━━━━━ MATERIAL
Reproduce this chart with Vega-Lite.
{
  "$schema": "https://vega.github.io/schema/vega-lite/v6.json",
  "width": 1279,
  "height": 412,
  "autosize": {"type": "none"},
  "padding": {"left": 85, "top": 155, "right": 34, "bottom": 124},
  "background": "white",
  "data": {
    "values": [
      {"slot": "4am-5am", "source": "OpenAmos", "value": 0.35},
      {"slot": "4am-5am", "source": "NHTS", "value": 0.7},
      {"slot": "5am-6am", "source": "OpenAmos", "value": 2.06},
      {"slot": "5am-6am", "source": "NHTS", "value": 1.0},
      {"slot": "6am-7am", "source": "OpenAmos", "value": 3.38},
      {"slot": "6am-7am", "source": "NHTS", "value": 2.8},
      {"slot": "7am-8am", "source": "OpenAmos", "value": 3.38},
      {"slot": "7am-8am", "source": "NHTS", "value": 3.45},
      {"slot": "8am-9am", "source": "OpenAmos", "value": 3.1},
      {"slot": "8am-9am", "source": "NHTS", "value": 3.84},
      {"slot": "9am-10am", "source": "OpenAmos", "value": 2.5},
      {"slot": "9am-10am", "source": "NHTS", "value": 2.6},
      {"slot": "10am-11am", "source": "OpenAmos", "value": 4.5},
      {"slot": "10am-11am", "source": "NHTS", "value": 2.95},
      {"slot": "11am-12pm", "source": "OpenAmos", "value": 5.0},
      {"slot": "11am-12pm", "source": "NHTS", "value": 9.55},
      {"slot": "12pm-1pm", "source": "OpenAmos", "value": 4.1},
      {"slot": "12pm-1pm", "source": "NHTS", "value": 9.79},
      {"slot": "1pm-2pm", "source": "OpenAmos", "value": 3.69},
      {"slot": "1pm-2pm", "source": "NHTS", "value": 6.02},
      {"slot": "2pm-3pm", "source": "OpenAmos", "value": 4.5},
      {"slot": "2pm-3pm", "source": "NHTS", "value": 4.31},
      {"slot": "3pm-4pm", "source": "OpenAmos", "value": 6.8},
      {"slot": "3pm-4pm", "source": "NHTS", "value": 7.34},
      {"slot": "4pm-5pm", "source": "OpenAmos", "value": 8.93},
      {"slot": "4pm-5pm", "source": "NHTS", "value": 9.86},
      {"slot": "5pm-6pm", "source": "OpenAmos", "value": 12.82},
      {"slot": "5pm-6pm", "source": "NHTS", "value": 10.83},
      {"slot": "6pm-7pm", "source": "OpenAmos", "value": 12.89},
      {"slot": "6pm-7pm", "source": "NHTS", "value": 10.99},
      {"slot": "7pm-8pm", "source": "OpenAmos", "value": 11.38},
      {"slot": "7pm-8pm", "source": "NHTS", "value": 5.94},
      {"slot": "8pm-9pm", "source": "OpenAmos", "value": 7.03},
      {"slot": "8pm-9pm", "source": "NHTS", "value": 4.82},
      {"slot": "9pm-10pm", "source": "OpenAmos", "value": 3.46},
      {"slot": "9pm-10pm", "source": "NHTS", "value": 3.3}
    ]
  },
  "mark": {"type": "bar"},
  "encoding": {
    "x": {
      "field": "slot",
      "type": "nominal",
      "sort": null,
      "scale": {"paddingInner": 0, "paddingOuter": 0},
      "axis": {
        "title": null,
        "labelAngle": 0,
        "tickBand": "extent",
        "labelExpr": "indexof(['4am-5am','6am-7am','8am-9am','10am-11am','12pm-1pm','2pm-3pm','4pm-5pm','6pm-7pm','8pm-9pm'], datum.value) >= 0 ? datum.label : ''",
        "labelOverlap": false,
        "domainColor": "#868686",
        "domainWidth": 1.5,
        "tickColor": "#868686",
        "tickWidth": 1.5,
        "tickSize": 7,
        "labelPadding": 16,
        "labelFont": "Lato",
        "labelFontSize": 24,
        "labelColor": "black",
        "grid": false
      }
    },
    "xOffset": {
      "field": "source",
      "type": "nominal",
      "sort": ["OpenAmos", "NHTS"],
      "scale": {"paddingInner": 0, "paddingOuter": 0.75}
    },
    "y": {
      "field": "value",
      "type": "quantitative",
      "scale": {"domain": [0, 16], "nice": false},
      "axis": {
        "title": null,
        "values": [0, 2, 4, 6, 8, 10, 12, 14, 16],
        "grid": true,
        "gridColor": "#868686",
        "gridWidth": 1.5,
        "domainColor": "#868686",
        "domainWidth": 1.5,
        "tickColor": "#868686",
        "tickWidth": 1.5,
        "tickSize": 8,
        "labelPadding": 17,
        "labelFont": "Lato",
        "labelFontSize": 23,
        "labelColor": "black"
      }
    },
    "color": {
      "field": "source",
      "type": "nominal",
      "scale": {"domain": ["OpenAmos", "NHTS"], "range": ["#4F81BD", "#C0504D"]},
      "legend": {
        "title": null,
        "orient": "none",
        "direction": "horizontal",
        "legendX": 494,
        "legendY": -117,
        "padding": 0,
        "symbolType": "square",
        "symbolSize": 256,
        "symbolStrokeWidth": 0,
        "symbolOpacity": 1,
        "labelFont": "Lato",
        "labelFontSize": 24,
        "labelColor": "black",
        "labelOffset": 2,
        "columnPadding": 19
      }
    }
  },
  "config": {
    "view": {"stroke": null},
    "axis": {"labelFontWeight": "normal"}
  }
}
━━━━━━━━━━
TASK GOAL
All of the data needs to be printed once more, exactly.

REPLY
Reproduce this chart with Vega-Lite.
{
  "$schema": "https://vega.github.io/schema/vega-lite/v6.json",
  "width": 1279,
  "height": 412,
  "autosize": {"type": "none"},
  "padding": {"left": 85, "top": 155, "right": 34, "bottom": 124},
  "background": "white",
  "data": {
    "values": [
      {"slot": "4am-5am", "source": "OpenAmos", "value": 0.35},
      {"slot": "4am-5am", "source": "NHTS", "value": 0.7},
      {"slot": "5am-6am", "source": "OpenAmos", "value": 2.06},
      {"slot": "5am-6am", "source": "NHTS", "value": 1.0},
      {"slot": "6am-7am", "source": "OpenAmos", "value": 3.38},
      {"slot": "6am-7am", "source": "NHTS", "value": 2.8},
      {"slot": "7am-8am", "source": "OpenAmos", "value": 3.38},
      {"slot": "7am-8am", "source": "NHTS", "value": 3.45},
      {"slot": "8am-9am", "source": "OpenAmos", "value": 3.1},
      {"slot": "8am-9am", "source": "NHTS", "value": 3.84},
      {"slot": "9am-10am", "source": "OpenAmos", "value": 2.5},
      {"slot": "9am-10am", "source": "NHTS", "value": 2.6},
      {"slot": "10am-11am", "source": "OpenAmos", "value": 4.5},
      {"slot": "10am-11am", "source": "NHTS", "value": 2.95},
      {"slot": "11am-12pm", "source": "OpenAmos", "value": 5.0},
      {"slot": "11am-12pm", "source": "NHTS", "value": 9.55},
      {"slot": "12pm-1pm", "source": "OpenAmos", "value": 4.1},
      {"slot": "12pm-1pm", "source": "NHTS", "value": 9.79},
      {"slot": "1pm-2pm", "source": "OpenAmos", "value": 3.69},
      {"slot": "1pm-2pm", "source": "NHTS", "value": 6.02},
      {"slot": "2pm-3pm", "source": "OpenAmos", "value": 4.5},
      {"slot": "2pm-3pm", "source": "NHTS", "value": 4.31},
      {"slot": "3pm-4pm", "source": "OpenAmos", "value": 6.8},
      {"slot": "3pm-4pm", "source": "NHTS", "value": 7.34},
      {"slot": "4pm-5pm", "source": "OpenAmos", "value": 8.93},
      {"slot": "4pm-5pm", "source": "NHTS", "value": 9.86},
      {"slot": "5pm-6pm", "source": "OpenAmos", "value": 12.82},
      {"slot": "5pm-6pm", "source": "NHTS", "value": 10.83},
      {"slot": "6pm-7pm", "source": "OpenAmos", "value": 12.89},
      {"slot": "6pm-7pm", "source": "NHTS", "value": 10.99},
      {"slot": "7pm-8pm", "source": "OpenAmos", "value": 11.38},
      {"slot": "7pm-8pm", "source": "NHTS", "value": 5.94},
      {"slot": "8pm-9pm", "source": "OpenAmos", "value": 7.03},
      {"slot": "8pm-9pm", "source": "NHTS", "value": 4.82},
      {"slot": "9pm-10pm", "source": "OpenAmos", "value": 3.46},
      {"slot": "9pm-10pm", "source": "NHTS", "value": 3.3}
    ]
  },
  "mark": {"type": "bar"},
  "encoding": {
    "x": {
      "field": "slot",
      "type": "nominal",
      "sort": null,
      "scale": {"paddingInner": 0, "paddingOuter": 0},
      "axis": {
        "title": null,
        "labelAngle": 0,
        "tickBand": "extent",
        "labelExpr": "indexof(['4am-5am','6am-7am','8am-9am','10am-11am','12pm-1pm','2pm-3pm','4pm-5pm','6pm-7pm','8pm-9pm'], datum.value) >= 0 ? datum.label : ''",
        "labelOverlap": false,
        "domainColor": "#868686",
        "domainWidth": 1.5,
        "tickColor": "#868686",
        "tickWidth": 1.5,
        "tickSize": 7,
        "labelPadding": 16,
        "labelFont": "Lato",
        "labelFontSize": 24,
        "labelColor": "black",
        "grid": false
      }
    },
    "xOffset": {
      "field": "source",
      "type": "nominal",
      "sort": ["OpenAmos", "NHTS"],
      "scale": {"paddingInner": 0, "paddingOuter": 0.75}
    },
    "y": {
      "field": "value",
      "type": "quantitative",
      "scale": {"domain": [0, 16], "nice": false},
      "axis": {
        "title": null,
        "values": [0, 2, 4, 6, 8, 10, 12, 14, 16],
        "grid": true,
        "gridColor": "#868686",
        "gridWidth": 1.5,
        "domainColor": "#868686",
        "domainWidth": 1.5,
        "tickColor": "#868686",
        "tickWidth": 1.5,
        "tickSize": 8,
        "labelPadding": 17,
        "labelFont": "Lato",
        "labelFontSize": 23,
        "labelColor": "black"
      }
    },
    "color": {
      "field": "source",
      "type": "nominal",
      "scale": {"domain": ["OpenAmos", "NHTS"], "range": ["#4F81BD", "#C0504D"]},
      "legend": {
        "title": null,
        "orient": "none",
        "direction": "horizontal",
        "legendX": 494,
        "legendY": -117,
        "padding": 0,
        "symbolType": "square",
        "symbolSize": 256,
        "symbolStrokeWidth": 0,
        "symbolOpacity": 1,
        "labelFont": "Lato",
        "labelFontSize": 24,
        "labelColor": "black",
        "labelOffset": 2,
        "columnPadding": 19
      }
    }
  },
  "config": {
    "view": {"stroke": null},
    "axis": {"labelFontWeight": "normal"}
  }
}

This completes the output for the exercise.